D.C. Mayor Muriel Bowser is ordering travelers into Washington from over half the country to self-quarantine due to a widespread escalation in new coronavirus cases.
Beginning Monday, anyone visiting or returning to the District for non-essential activities from 27 high-risk states will need to isolate themselves and self-monitor for symptoms of COVID-19 for 14 days.
High-risk coronavirus states
- New Mexico
- North Carolina
- North Dakota
- South Carolina
People coming into the District for essential purposes are not required to self-quarantine on their arrival. Instead, D.C. health officials advise those visitors to monitor for symptoms and seek medical attention or testing if they start to feel ill.
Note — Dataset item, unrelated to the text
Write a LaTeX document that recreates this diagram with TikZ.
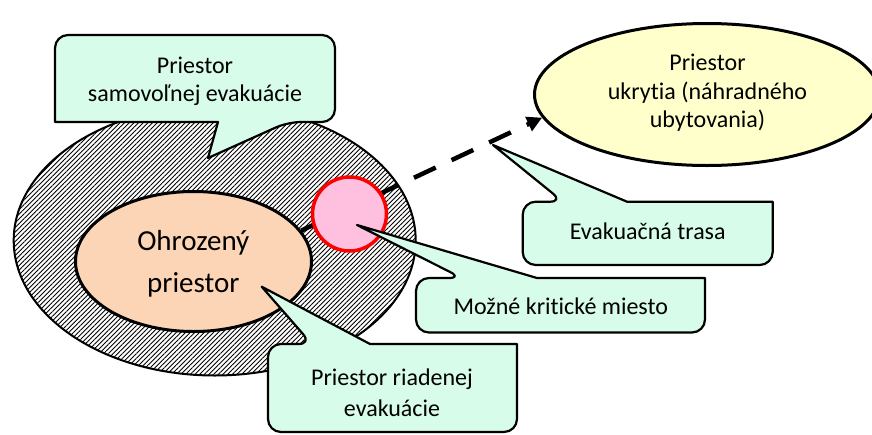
\documentclass[tikz,border=0pt]{standalone}
\usepackage{fontspec}
\setmainfont{Carlito}[Ligatures={NoCommon}]
\usetikzlibrary{arrows.meta,patterns.meta,shapes.geometric}
\definecolor{mint}{RGB}{216,252,234}
\definecolor{shelteryellow}{RGB}{255,255,204}
\definecolor{peach}{RGB}{251,213,181}
\definecolor{critpink}{RGB}{255,191,223}
\begin{document}
\begin{tikzpicture}[x=1pt,y=-1pt,
  callout/.style={draw=black,line width=2.2pt,fill=mint,line join=round},
  ctext/.style={font=\fontsize{24}{28.4}\selectfont,align=center,inner sep=0pt},
  bigtext/.style={font=\fontsize{29}{41.7}\selectfont,align=center,inner sep=0pt},
  route/.style={line width=4.5pt,dash pattern=on 24pt off 17.5pt,-{Triangle[length=15pt,width=15pt]}}]
\useasboundingbox (0,0) rectangle (872,434);
% spontaneous evacuation area (hatched)
\node[ellipse,draw,line width=2pt,inner sep=0pt,minimum width=402pt,minimum height=270pt,
  preaction={fill=white},pattern={Lines[angle=45,distance=3.3pt,line width=0.9pt]}] (outer) at (214.7,240.5) {};
% endangered area
\node[ellipse,draw,line width=3pt,fill=peach,inner sep=0pt,minimum width=236pt,minimum height=140pt] (danger) at (193.5,261.5) {};
\node[bigtext] (dangertext) at (193.3,264) {Ohrozený\\priestor};
% shelter
\node[ellipse,draw,line width=3pt,fill=shelteryellow,inner sep=0pt,minimum width=345pt,minimum height=142pt] (shelter) at (707,94.5) {};
\node[ctext] (sheltertext) at (707.5,93) {Priestor\\ukrytia (náhradného\\ubytovania)};
% evacuation route
\draw[route] (danger.16.5) -- (shelter.188.2);
% critical place
\node[circle,draw=red,line width=3.5pt,fill=critpink,inner sep=0pt,minimum size=74pt] (crit) at (349.5,214) {};
% callout 1
\draw[callout] (195,35) [rounded corners=13pt] -- (335,35) -- (335,122) -- (288,122) [sharp corners] -- (208,158) -- (218,122) -- (55,122) [rounded corners=13pt] -- (55,35) -- cycle;
\node[ctext] (t1) at (195,81.5) {Priestor\\samovoľnej evakuácie};
% callout 2
\draw[callout] (647,265) [rounded corners=13pt] -- (522.7,265) -- (522.7,201.7) -- (563,201.7) [sharp corners] -- (493,145) -- (627,201.7) -- (772.7,201.7) [rounded corners=13pt] -- (772.7,265) -- cycle;
\node[ctext] (t2) at (647.7,231) {Evakuačná trasa};
% callout 3
\draw[callout] (560,332.5) [rounded corners=13pt] -- (416,332.5) -- (416,278) -- (462,278) [sharp corners] -- (357,225) -- (537,278) -- (705,278) [rounded corners=13pt] -- (705,332.5) -- cycle;
\node[ctext] (t3) at (560.8,306.5) {Možné kritické miesto};
% callout 4
\draw[callout] (392,432) [rounded corners=13pt] -- (268,432) -- (268,344) -- (311.7,344) [sharp corners] -- (261.7,286.7) -- (370,344) -- (517,344) [rounded corners=13pt] -- (517,432) -- cycle;
\node[ctext] (t4) at (392,393) {Priestor riadenej\\[2.6pt]evakuácie};
\end{tikzpicture}
\end{document}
Travel to and from Maryland and Virginia is exempt from Bowser’s new order. The list is valid until Aug. 10, when local officials will reevaluate and post an updated list on the D.C. health department’s coronavirus portal.
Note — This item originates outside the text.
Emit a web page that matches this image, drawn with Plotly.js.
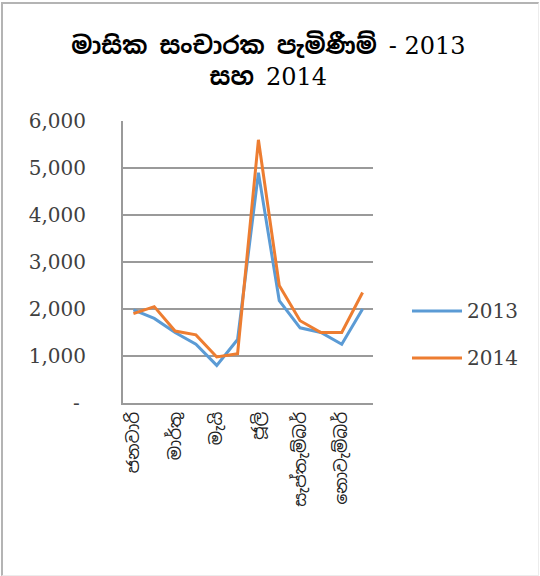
<!DOCTYPE html>
<html>
<head>
<meta charset="utf-8">
<script src="https://cdn.plot.ly/plotly-3.0.1.min.js"></script>
<style>
html,body{margin:0;padding:0;background:#fff;}
#wrap{position:relative;width:540px;height:576px;}
#chart{position:absolute;left:0;top:0;width:540px;height:576px;}
#frame{position:absolute;left:1px;top:2px;width:535px;height:571px;border-left:2px solid #b4b4b4;border-top:2px solid #b4b4b4;border-right:1px solid #ececec;border-bottom:1px solid #ececec;pointer-events:none;}
</style>
</head>
<body>
<div id="wrap"><div id="chart"></div><div id="frame"></div></div>
<script>
var months = ["ජනවාරි","පෙබරවාරි","මාර්තු","අප්‍රේල්","මැයි","ජූනි","ජූලි","අගෝස්තු","සැප්තැම්බර්","ඔක්තෝබර්","නොවැම්බර්","දෙසැම්බර්"];
var arrivals2013 = [1980, 1800, 1500, 1250, 800, 1350, 4900, 2180, 1600, 1500, 1250, 2000];
var arrivals2014 = [1900, 2050, 1530, 1450, 980, 1050, 5600, 2500, 1750, 1500, 1500, 2350];
var seriesNames = ["2013", "2014"];
var yTickVals = [0, 1000, 2000, 3000, 4000, 5000, 6000];
var yTickText = ["-\u00a0", "1,000", "2,000", "3,000", "4,000", "5,000", "6,000"];
var xTickVals = [months[0], months[2], months[4], months[6], months[8], months[10]];

var sinFont = "'Noto Sans Sinhala','Noto Serif Sinhala','Iskoola Pota','DejaVu Serif',serif";
var numFont = "'DejaVu Serif','Liberation Serif',serif";
var colors = ["#5B9BD5", "#ED7D31"];

var traces = [
  {x: months, y: arrivals2013, type: "scatter", mode: "lines", name: seriesNames[0], line: {color: colors[0], width: 3}, showlegend: false},
  {x: months, y: arrivals2014, type: "scatter", mode: "lines", name: seriesNames[1], line: {color: colors[1], width: 3}, showlegend: false}
];

var legY = [0.326, 0.160];
var shapes = [], annotations = [];
for (var i = 0; i < 2; i++) {
  shapes.push({type: "line", xref: "paper", yref: "paper", x0: 1.156, x1: 1.356, y0: legY[i], y1: legY[i], line: {color: colors[i], width: 3}});
  annotations.push({xref: "paper", yref: "paper", x: 1.368, y: legY[i], xanchor: "left", yanchor: "middle", text: seriesNames[i], showarrow: false, font: {family: numFont, size: 20, color: "#404040"}});
}

var numSpan = function (t) { return "<span style=\"font-family:'DejaVu Serif',serif;font-weight:normal\">" + t + "</span>"; };

var layout = {
  width: 540, height: 576,
  margin: {l: 123, r: 167, t: 121, b: 173},
  paper_bgcolor: "#ffffff", plot_bgcolor: "#ffffff",
  title: {text: "මාසික සංචාරක පැමිණීම් " + numSpan("- 2013") + "<br>සහ " + numSpan("2014"),
          x: 0.497, xref: "container", xanchor: "center", y: 0.906, yref: "container", yanchor: "middle",
          font: {family: sinFont, size: 24, color: "#000000", weight: "bold"}},
  xaxis: {type: "category", range: [-0.5, 11.5], tickmode: "array", tickvals: xTickVals, ticktext: xTickVals,
          tickangle: -90, showgrid: false, showline: true, linecolor: "#9a9a9a", linewidth: 2, ticks: "", zeroline: false,
          tickfont: {family: sinFont, size: 17, color: "#222"}, fixedrange: true},
  yaxis: {range: [0, 6000], tickmode: "array", tickvals: yTickVals, ticktext: yTickText,
          showgrid: true, gridcolor: "#9a9a9a", gridwidth: 1.5, showline: true, linecolor: "#9a9a9a", linewidth: 2,
          zeroline: false, ticks: "", ticklabelstandoff: 31,
          tickfont: {family: numFont, size: 20, color: "#404040"}, fixedrange: true},
  shapes: shapes,
  annotations: annotations,
  showlegend: false
};

Plotly.newPlot("chart", traces, layout, {displayModeBar: false, staticPlot: true});
</script>
</body>
</html>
“High-risk areas are locations where the seven-day moving average of daily new COVID-19 cases is 10 or more per 100,000 people,” Bowser said, on announcing the order at a news conference last week.
“We know, unfortunately, that there are states that are seeing significant spikes and new cases. We know that there are places where people are not being as cautious or making the sacrifices that we’re making here in D.C.”
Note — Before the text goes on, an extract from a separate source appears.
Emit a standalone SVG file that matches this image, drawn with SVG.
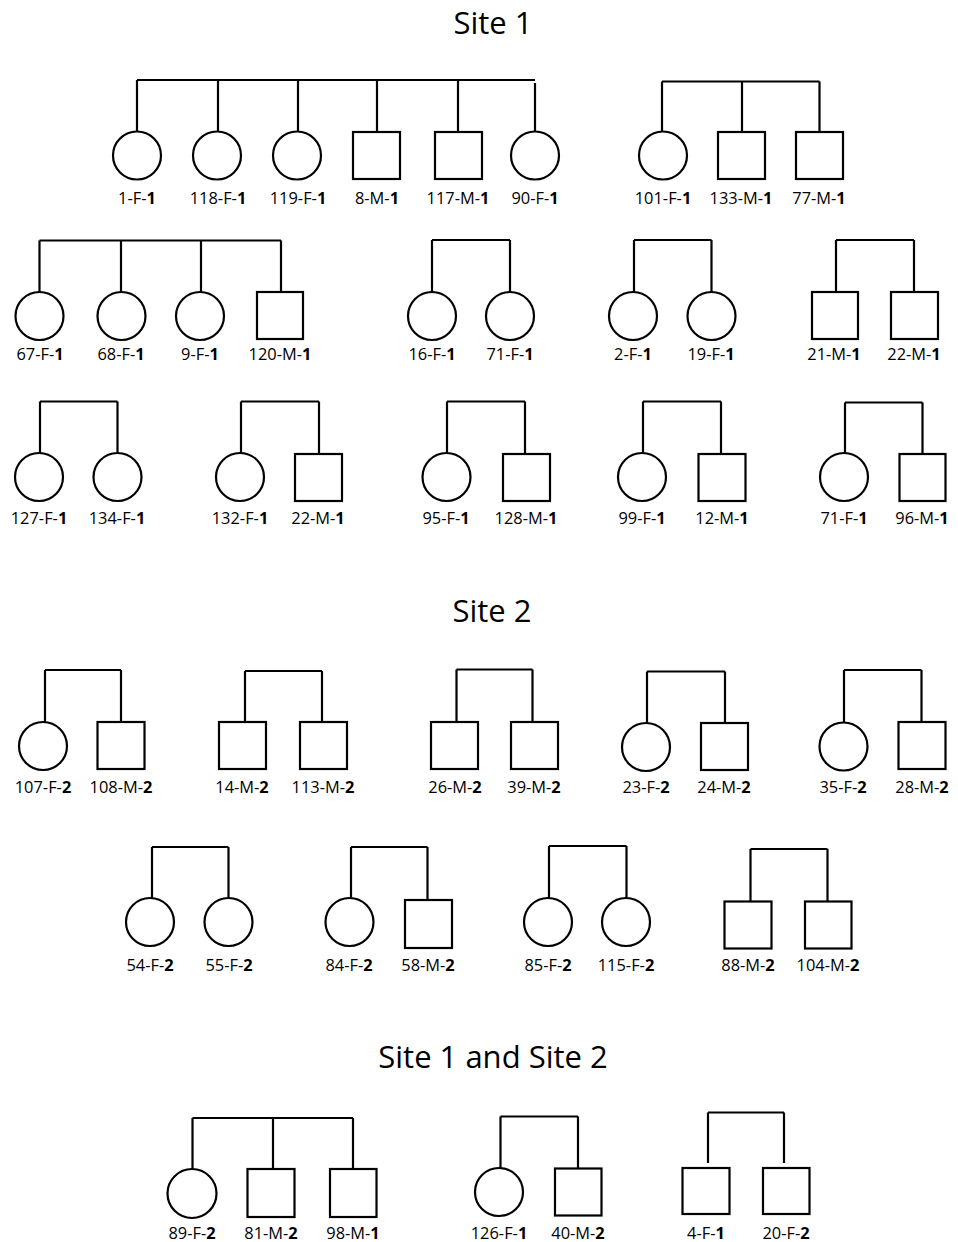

Incoming college students from high-risk areas are included in the quarantine order. On Monday, health officials sent letters to District colleges and universities regarding their reopening plans and further guidance around testing, contact tracing and isolation procedures.
The new protocol for travelers comes days after Bowser tightened the city’s order on mandatory masks, requiring the public to wear face masks outside their homes and warning of a penalty up to $1,000 for those who do not adhere.
New coronavirus infections have been on an upswing throughout the D.C. region, following record increases throughout the South and West including California, Texas and Florida.
Though positivity rates remain well below the World Health Organization’s recommended 10% threshold in Virginia, Maryland and Washington, 7-day averages of newly-reported cases have been steadily rising in all three states since late June.
Daily statistics from state health departments show Virginia and Maryland are back to seeing daily case totals similar to late May or early June, averaging between 750 and 1,000 newly-reported cases per day — a noticeable surge. Both of D.C.’s neighbors are also experiencing a hike in pandemic-related hospitalizations.